One thing to be said for Rian Johnson, he’s always had his finger on the trigger on the current political climate. It’s no secret which way his politics lies with the first two movies of this franchise very clearly satirizing the right-wing climate of a Trump administration. The first Knives Out movie was the least subtle (that one had a Nazi child after all), but this installment is the most anti Trump Administration while having less in your face jokes than the first two did. The characters in this movie inhabit a world that we’ve all been living under for almost a decade now that are so specific to this second Trump administration. Johnson has crafted characters that realistically live in this exact month of this exact year in our exact world. It’s almost too in tune with modern times, though. There’s a small DOGE joke in this movie that is already outdated by the time the movie is released with the dissolution of Elon Musk’s DOGE branch of the government.

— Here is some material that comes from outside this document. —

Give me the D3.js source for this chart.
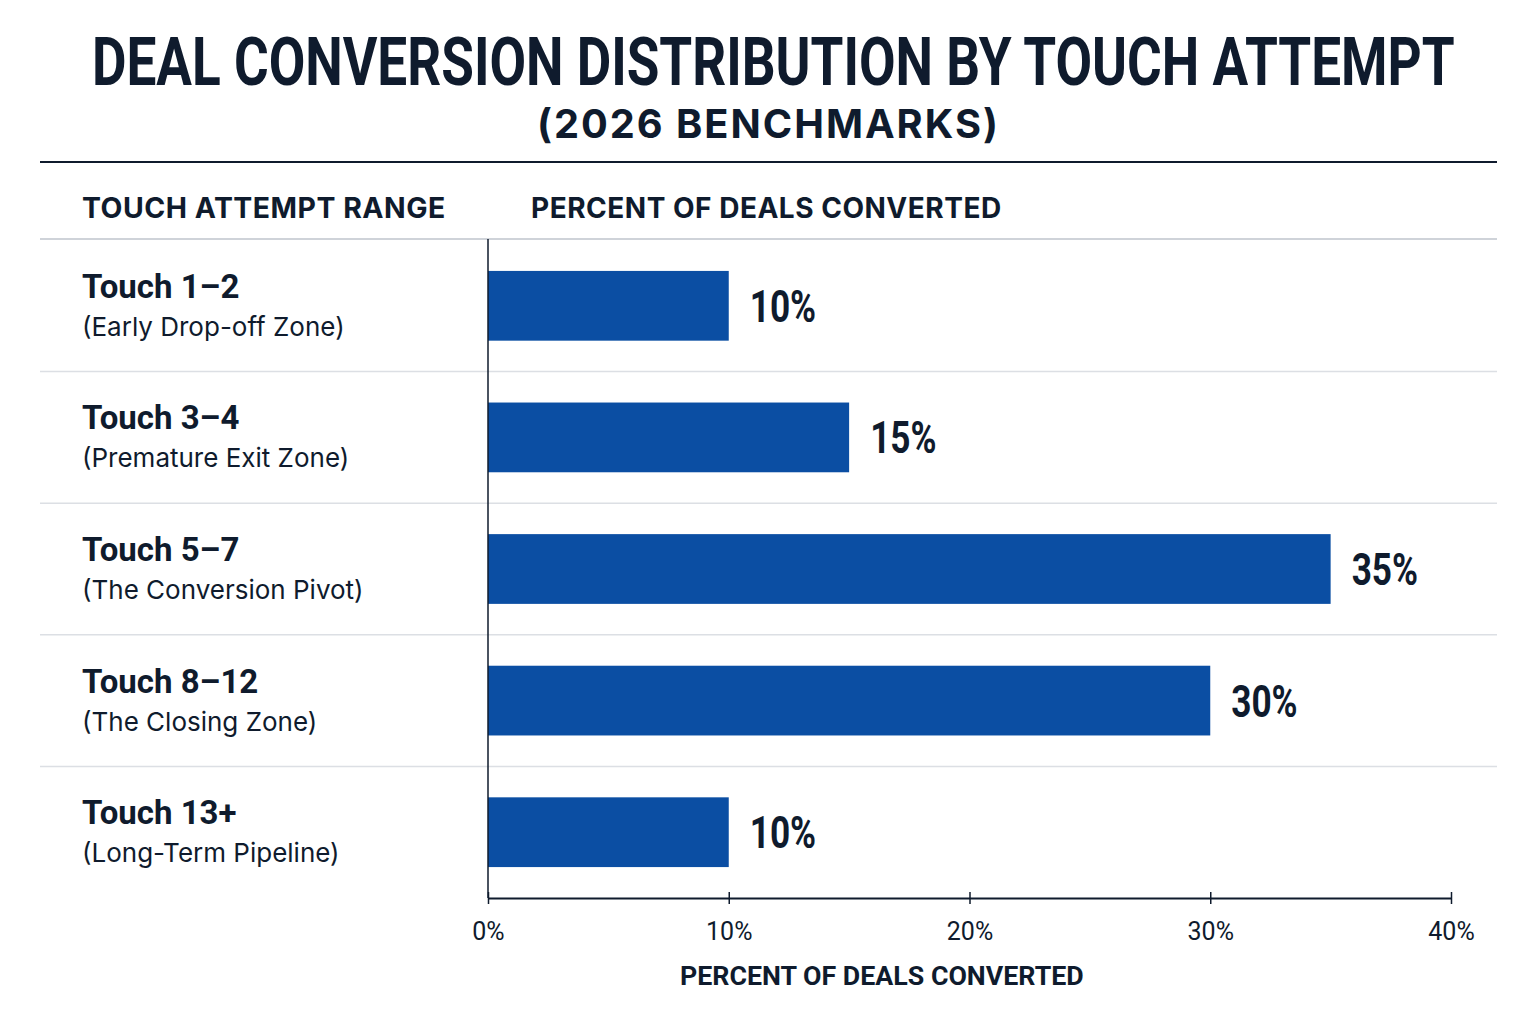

In the end, Wake Up Dead Man, ends up being a beautifully shot, fun murder mystery that lends itself into an existentialist thought of faith and religion while satirizing the Trump administration. In less capable hands this would be too much to handle, but Johnson takes these unlikely components and blends them seamlessly to create a world that’s as real as the one we all inhabit. Johnson has created his own genre of movies, moving past whodunnits to tell stories that deliver our world on a platter. And sometimes, there’s a head on that platter as well.